Tags: amateur radio, space, iss, international space station, satellites,

Added: 2008-10-20T11:04

Talking with spacemen

I can hear spacemen. They talk to me. But they don't answer when I talk back.

No, I'm not hallucinating.

For a long time now, most (if not all) of the astronauts that have gone up into space, to the International Space Station at least have been licenced amateurs. Indeed they used it for "emergency messaging while [the] Mir [space station] was in distress."

When they're up on the ISS, and have a spare minute (which is rare based on their schedules), they sometimes have a chat with "normal" folk down here on earth. I guess when you're spinning around the world in a tin can at 17,000 mph, it's nice to know that everything's still OK down here.

There are lots of things that make a contact difficult.
There's one of them, and lots of us who want a contact, and from their altitude, they can "see" a lot of the earth at once.
They have to have some spare time, and actually be overhead at that time. (They orbit the earth every 1hr 40 mins, and over a different path each orbit)
They are visible (above the horizon) for only about 10-12 mins max.
And for me, I can only operate mobile, which means that I don't use directional antennas, which means that 99.9% of my transmitted power is just heating up the ground, the atmosphere, and the trees nearby.

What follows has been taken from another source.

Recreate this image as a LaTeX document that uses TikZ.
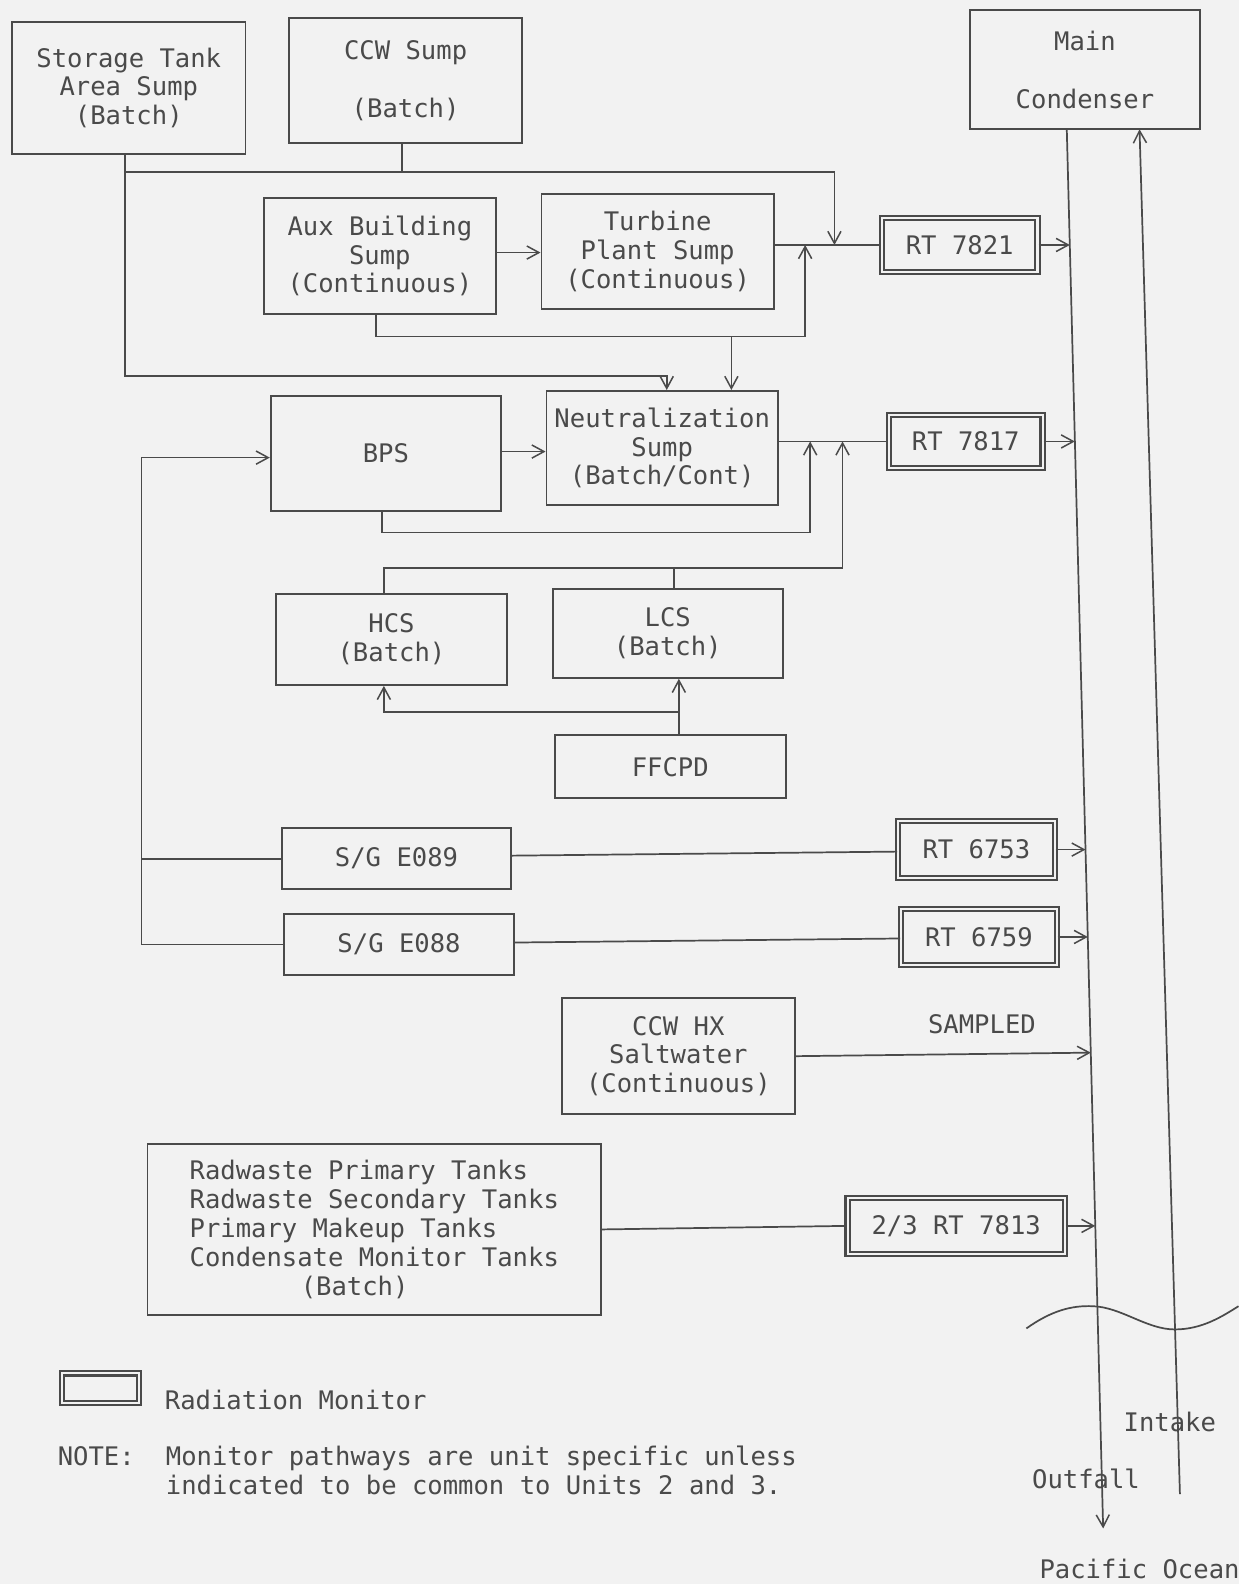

I heard them having a contact with a school on Friday though. I took two short vids with my mobile phone - Vid 1, Vid 2. (They're in MP4 format - I have no idea what you need to play it in Windows - I'd suggest Googling for mplayer win32, or it seems Winamp will do it.) You can see the strength of the signal on the second one. (A ham in Scotland recorded most of the contact in MP3 format too). I found out later that it was this scheduled contact with a school in Warwickshire. The man they were talking to was Richard Gerriott - the latest space tourist.

You can watch his launch and his docking. Watching that launch just made me think that if anything went wrong from about 10 metres off the ground, it would probably be the end - it's basically a slightly controlled bomb with a human payload.

I've been trying to catch them when they pass overhead, but they are mainly transmitting images down to earth, with is fairly dull, as you can see.